San Francisco – The Miami Marlins first baseman Jesus Aguilar lined a rocket to left-center off San Francisco Giants reliever Gregory Santos to spark Miami’s late rally in their 5-2 win over the Giants tonight at Oracle Park despite a stellar effort by San Francisco’s starter Kevin Gausman.
The loss for the Giants marks just their second home loss of the season.
Miami went off on San Francisco’s bullpen in the ninth inning after Gausman left the game. After Aguilar’s homer, Corey Dickerson tripled to right-center to score in Garrett Cooper. Jon Berti hit a sacrifice fly to right to score in Dickerson on the next at-bat to cap the Marlins four-run ninth inning.
Mike Yastrzemski launched a homer into outside the ballpark with one out in the ninth, his fourth homer of the year, to make it 5-2 but that was the lone highlight by the Giants lineup for the night.
San Francisco’s lineup was stymied by Marlins starter Pablo Lopez, who like Gausman, had himself a very strong outing on the mound. Lopez went six innings, striking out seven while allowing just two hits with a run and walk each.
“I think Pablo Lopez did a great job over there too,” Gausman said. “You know, it was really a pitchers’ duel, you know, until the seventh inning. You gotta give him credit. His changeup was really nasty tonight, and I just think our guys had a hard time. He was really throwing good quality pitches.”
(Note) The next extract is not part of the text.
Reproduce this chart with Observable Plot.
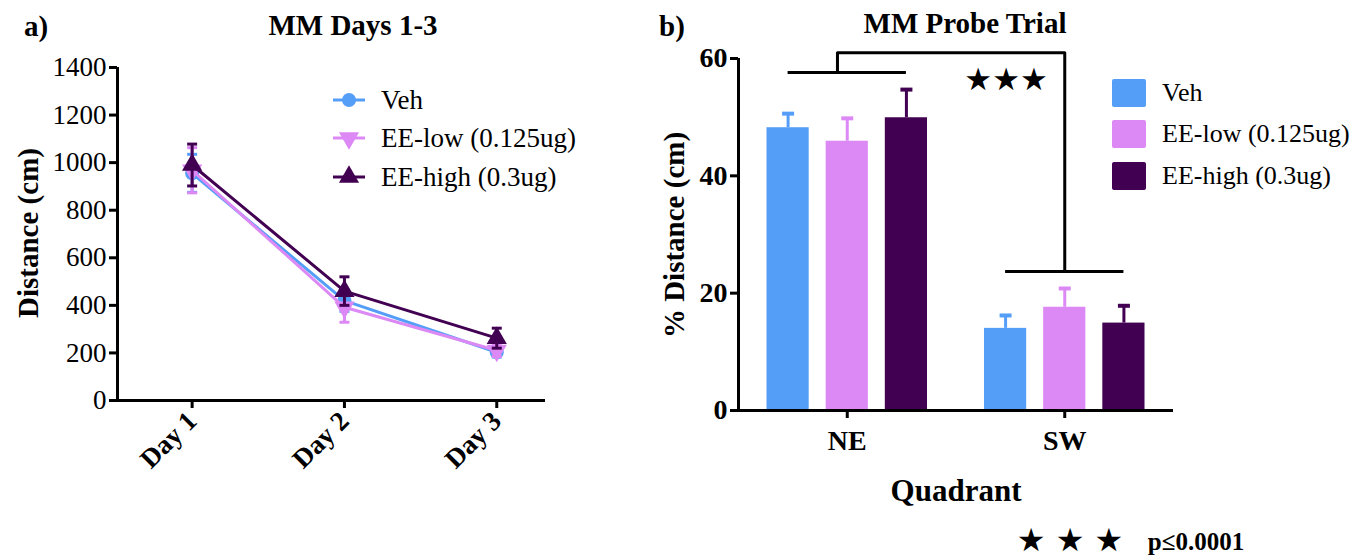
<!DOCTYPE html>
<html>
<head>
<meta charset="utf-8">
<script src="https://cdn.jsdelivr.net/npm/d3@7"></script>
<script src="https://cdn.jsdelivr.net/npm/@observablehq/plot@0.6"></script>
<style>
  body { margin: 0; background: #fff; }
  #wrap { position: relative; width: 1368px; height: 559px; overflow: hidden; color: #000; font-family: "Liberation Serif", serif; }
  .abs { position: absolute; white-space: nowrap; line-height: 1; }
  .c { transform: translate(-50%, -50%); }
  .b { font-weight: bold; }
  .rot { transform: translate(-50%, -50%) rotate(-90deg); }
  .plot { position: absolute; top: 0; }
  .leg { position: absolute; display: flex; align-items: center; font-size: 27px; white-space: nowrap; line-height: 1; }
  .star { font-family: "DejaVu Sans", sans-serif !important; }
</style>
</head>
<body>
<div id="wrap">
  <div id="left" class="plot" style="left:0px"></div>
  <div id="right" class="plot" style="left:600px"></div>
</div>
<script>
// ---------- data ----------
const days = ["Day 1", "Day 2", "Day 3"];
const groups = ["Veh", "EE-low (0.125ug)", "EE-high (0.3ug)"];
const colors = ["#559ef7", "#dc89f5", "#420052"];

// Panel a: distance (cm), mean and SEM per day
const vehMean  = [955, 420, 203];
const vehSem   = [80, 45, 20];
const lowMean  = [968, 392, 210];
const lowSem   = [95, 63, 25];
const highMean = [990, 460, 262];
const highSem  = [88, 60, 42];

// Panel b: % distance per quadrant
const quadrants = ["NE", "SW"];
const barVeh     = [48.2, 14.0];
const barVehSem  = [2.4, 2.2];
const barLow     = [45.9, 17.6];
const barLowSem  = [3.9, 3.2];
const barHigh    = [49.9, 14.9];
const barHighSem = [4.8, 2.95];

// significance bracket levels (% distance)
const bracketNE = 57.6, bracketTop = 61.0, bracketSW = 23.7;

const yTicksA = [0, 200, 400, 600, 800, 1000, 1200, 1400];
const yTicksB = [0, 20, 40, 60];

const FONT = '"Liberation Serif", "Times New Roman", serif';

// ---------- helpers ----------
const downTriangle = {
  draw(ctx, size) {
    const s = Math.sqrt(size / (3 * Math.sqrt(3)));
    ctx.moveTo(0, 2 * s);
    ctx.lineTo(-Math.sqrt(3) * s, -s);
    ctx.lineTo(Math.sqrt(3) * s, -s);
    ctx.closePath();
  }
};
const capSymbol = {
  draw(ctx, size) {
    const r = Math.sqrt(size / Math.PI);
    ctx.moveTo(-r, 0);
    ctx.lineTo(r, 0);
  }
};
const symbols = ["circle", downTriangle, "triangle"];

// ---------- panel a ----------
const meansA = [vehMean, lowMean, highMean];
const semsA = [vehSem, lowSem, highSem];
const seriesA = groups.map((g, gi) => days.map((d, di) => ({
  day: di + 1, mean: meansA[gi][di], sem: semsA[gi][di]
})));

const xDomA = [0.51, 3.32];
const marksA = [
  Plot.axisY({ticks: yTicksA, tickFormat: d => String(d), tickSize: 8, tickPadding: 3, strokeWidth: 3, fontSize: 27, label: null}),
  Plot.axisX({ticks: [1, 2, 3], tickFormat: i => days[i - 1], tickSize: 8, tickPadding: 8, tickRotate: -45,
              strokeWidth: 3, fontSize: 27, fontWeight: "bold", label: null}),
  Plot.ruleY([0], {strokeWidth: 3}),
  Plot.ruleX([xDomA[0]], {strokeWidth: 3})
];
seriesA.forEach((s, gi) => {
  const c = colors[gi];
  marksA.push(
    Plot.ruleX(s, {x: "day", y1: d => d.mean - d.sem, y2: d => d.mean + d.sem, stroke: c, strokeWidth: 3}),
    Plot.dot(s, {x: "day", y: d => d.mean + d.sem, symbol: capSymbol, r: 5, stroke: c, strokeWidth: 3, fill: "none"}),
    Plot.dot(s, {x: "day", y: d => d.mean - d.sem, symbol: capSymbol, r: 5, stroke: c, strokeWidth: 3, fill: "none"}),
    Plot.line(s, {x: "day", y: "mean", stroke: c, strokeWidth: 3}),
    Plot.dot(s, {x: "day", y: "mean", symbol: symbols[gi], r: gi === 0 ? 7 : 7.5, fill: c, stroke: "none"})
  );
});

const plotA = Plot.plot({
  width: 560, height: 480,
  marginLeft: 117, marginRight: 15, marginTop: 67, marginBottom: 80,
  style: {fontFamily: FONT, fontSize: "27px", color: "#000", background: "transparent", overflow: "visible"},
  x: {domain: xDomA, axis: null},
  y: {domain: [0, 1400], axis: null},
  marks: marksA
});
document.getElementById("left").appendChild(plotA);

// ---------- panel b ----------
const valsB = [barVeh, barLow, barHigh];
const semsB = [barVehSem, barLowSem, barHighSem];
const groupStep = 0.272, barHalf = 0.097;
const bars = [];
quadrants.forEach((q, qi) => {
  groups.forEach((g, gi) => {
    const pos = qi + 1 + (gi - 1) * groupStep;
    bars.push({q, g, gi, pos, value: valsB[gi][qi], sem: semsB[gi][qi]});
  });
});

const marksB = [
  Plot.axisY({ticks: yTicksB, tickSize: 8, tickPadding: 3, strokeWidth: 3, fontSize: 28, fontWeight: "bold", label: null}),
  Plot.axisX({ticks: [1, 2], tickFormat: i => quadrants[i - 1], tickSize: 8, tickPadding: 12,
              strokeWidth: 3, fontSize: 28, fontWeight: "bold", label: null})
];
groups.forEach((g, gi) => {
  const b = bars.filter(d => d.gi === gi);
  const c = colors[gi];
  marksB.push(
    Plot.ruleX(b, {x: "pos", y1: "value", y2: d => d.value + d.sem, stroke: c, strokeWidth: 3}),
    Plot.dot(b, {x: "pos", y: d => d.value + d.sem, symbol: capSymbol, r: 6, stroke: c, strokeWidth: 4, fill: "none"}),
    Plot.rectY(b, {x1: d => d.pos - barHalf, x2: d => d.pos + barHalf, y1: 0, y2: "value", fill: c})
  );
});
// bracket
const neL = 1 - groupStep, neR = 1 + groupStep, swL = 2 - groupStep, swR = 2 + groupStep;
marksB.push(
  Plot.ruleY([bracketNE], {x1: neL, x2: neR, strokeWidth: 3}),
  Plot.ruleY([bracketSW], {x1: swL, x2: swR, strokeWidth: 3}),
  Plot.line([{x: 0.955, y: bracketNE}, {x: 0.955, y: bracketTop}, {x: 2, y: bracketTop}, {x: 2, y: bracketSW}],
            {x: "x", y: "y", strokeWidth: 3}),
  Plot.text(["★★★"], {x: 1.73, y: 56.3, text: d => d, fontSize: 31, fontFamily: '"DejaVu Sans", sans-serif', fill: "#000"}),
  Plot.ruleY([0], {strokeWidth: 3}),
  Plot.ruleX([0.5], {strokeWidth: 3})
);

const plotB = Plot.plot({
  width: 600, height: 480,
  marginLeft: 138, marginRight: 27, marginTop: 58, marginBottom: 70,
  style: {fontFamily: FONT, fontSize: "28px", color: "#000", background: "transparent", overflow: "visible"},
  x: {domain: [0.5, 2.5], axis: null},
  y: {domain: [0, 60], axis: null},
  marks: marksB
});
document.getElementById("right").appendChild(plotB);

// ---------- text & legends ----------
const wrap = document.getElementById("wrap");
function addText(txt, x, y, cls, size) {
  const d = document.createElement("div");
  d.className = "abs " + cls;
  d.style.left = x + "px"; d.style.top = y + "px"; d.style.fontSize = size + "px";
  d.textContent = txt;
  wrap.appendChild(d);
  return d;
}
addText("a)", 36, 26, "c b", 29);
addText("MM Days 1-3", 353, 25, "c b", 29);
addText("Distance (cm)", 28, 233, "rot b", 29);
addText("b)", 672, 26, "c b", 29);
addText("MM Probe Trial", 965, 23, "c b", 29);
addText("% Distance (cm)", 674, 235, "rot b", 29);
addText("Quadrant", 956, 490, "c b", 31);
addText("★ ★ ★", 1070, 540, "c star", 32);
addText("p≤0.0001", 1196, 541, "c b", 25);

// left legend (line + marker)
const legYA = [100, 138, 177];
groups.forEach((g, gi) => {
  const row = document.createElement("div");
  row.className = "leg";
  row.style.left = "331px"; row.style.top = (legYA[gi] - 15) + "px"; row.style.height = "30px";
  const ns = "http://www.w3.org/2000/svg";
  const svg = document.createElementNS(ns, "svg");
  svg.setAttribute("width", 36); svg.setAttribute("height", 30);
  svg.style.marginRight = "14px";
  const line = document.createElementNS(ns, "line");
  line.setAttribute("x1", 2); line.setAttribute("x2", 34); line.setAttribute("y1", 15); line.setAttribute("y2", 15);
  line.setAttribute("stroke", colors[gi]); line.setAttribute("stroke-width", 3);
  svg.appendChild(line);
  const p = document.createElementNS(ns, "path");
  const sym = gi === 0 ? d3.symbol(d3.symbolCircle, Math.PI * 49) : gi === 1 ? d3.symbol(downTriangle, Math.PI * 56) : d3.symbol(d3.symbolTriangle, Math.PI * 56);
  p.setAttribute("d", sym());
  p.setAttribute("transform", "translate(18,15)");
  p.setAttribute("fill", colors[gi]);
  svg.appendChild(p);
  row.appendChild(svg);
  const t = document.createElement("span");
  t.textContent = g;
  row.appendChild(t);
  wrap.appendChild(row);
});

// right legend (swatches)
const legYB = [93, 134, 176];
groups.forEach((g, gi) => {
  const row = document.createElement("div");
  row.className = "leg";
  row.style.left = "1112px"; row.style.top = (legYB[gi] - 14) + "px"; row.style.height = "28px";
  row.style.fontSize = "26px";
  const sw = document.createElement("div");
  sw.style.cssText = `width:34px;height:28px;background:${colors[gi]};border-radius:2px;margin-right:16px;`;
  row.appendChild(sw);
  const t = document.createElement("span");
  t.textContent = g;
  row.appendChild(t);
  wrap.appendChild(row);
});
</script>
</body>
</html>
The late rally by the Marlins comes after a strong outing by Gausman, who entered Saturday’s game after tossing six scoreless innings against the Phillies on Monday for his first win of the season. Gausman pitched eight innings, throwing 11 strikeouts to tie his career-high. He allowed just a pair of hits with a run and a walk on 101 pitches.
“The loss is super tough,” said Giants manager Gabe Kapler. “Gausman was ripping his split, getting his swings and misses, and executing with his fastball. He did everything he could possibly do. It’s disappointing to not get the win for him.”
The eight-inning outing by Gausman was the fifth-time in as many starts this season that he pitched over six innings.
“I take a lot of pride in pitching deep in games,” Gausman said. “I take the ball every fifth day and when I can I try to go deep in the game.
I’ve had a lot of outings this year that I’ve got some quick outs, and some innings have kind of saved me, you know, and haven’t had many innings that have been over 20 pitches. You kind of keep doing that and keep yourself in the game a little bit longer.”
Gausman stretched his quick scoreless streak to 12.2 innings on the night until Marlins third baseman Berti took him deep on an 0-1 pitch with two outs in the top of the seventh inning to tie the game at one. He retired the first 13 batters on the day before Dickerson hit a single to right off of him with one out in the fifth.
Gausman had some help from the defense behind him in the early innings. Center fielder Austin Slater robbed Garrett Cooper of a home run to center field in the second inning and Tommy La Stella turned a diving stop at second into a highlight throw for the final out of the fourth inning.
“Yeah, I mean, that was huge,” Gausman explained. “From a momentum standpoint to just go out there and make that play was huge. And then, for Tommy to be pretty much behind second base and then run over and make that play, and stick with it and get up and make a good throw, that was huge.
Those are the types of plays that you see when a pitcher really does something special and I’m not gonna lie, in the back of my mind I was like, usually when you get those plays, there’s some good stuff that happens. So I was just trying to keep making pitches.”
The Giants had their biggest chance in the fifth inning, Slater’s sacrifice groundout to third advanced catcher Buster Posey to third base, but shortstop Mauricio Dubon lined to shortstop Jazz Chisholm, who caught Posey leading too far off of third to end the inning on the double play.
Before Yastrzemski’s homer in the ninth, San Francisco saw just two batters reach base from the sixth through the eighth inning. Brandon Belt doubled in the Giants ninth inning attempt at a rally with two outs, but Alex Dickerson flew out to left to end the game.
“The one thing that I think is notable is we put a good push there at the end,” said Kapler. “It was an opportunity for us to kind of just be done but we didn’t do that. We fought and didn’t bow at the end. So I think that was promising.”
The Giants will look to bounce back and take the weekend series in Sunday’s finale, set for a 1:05 p.m. Logan Webb (0-1, 5.87 ERA) will take the mound for San Francisco.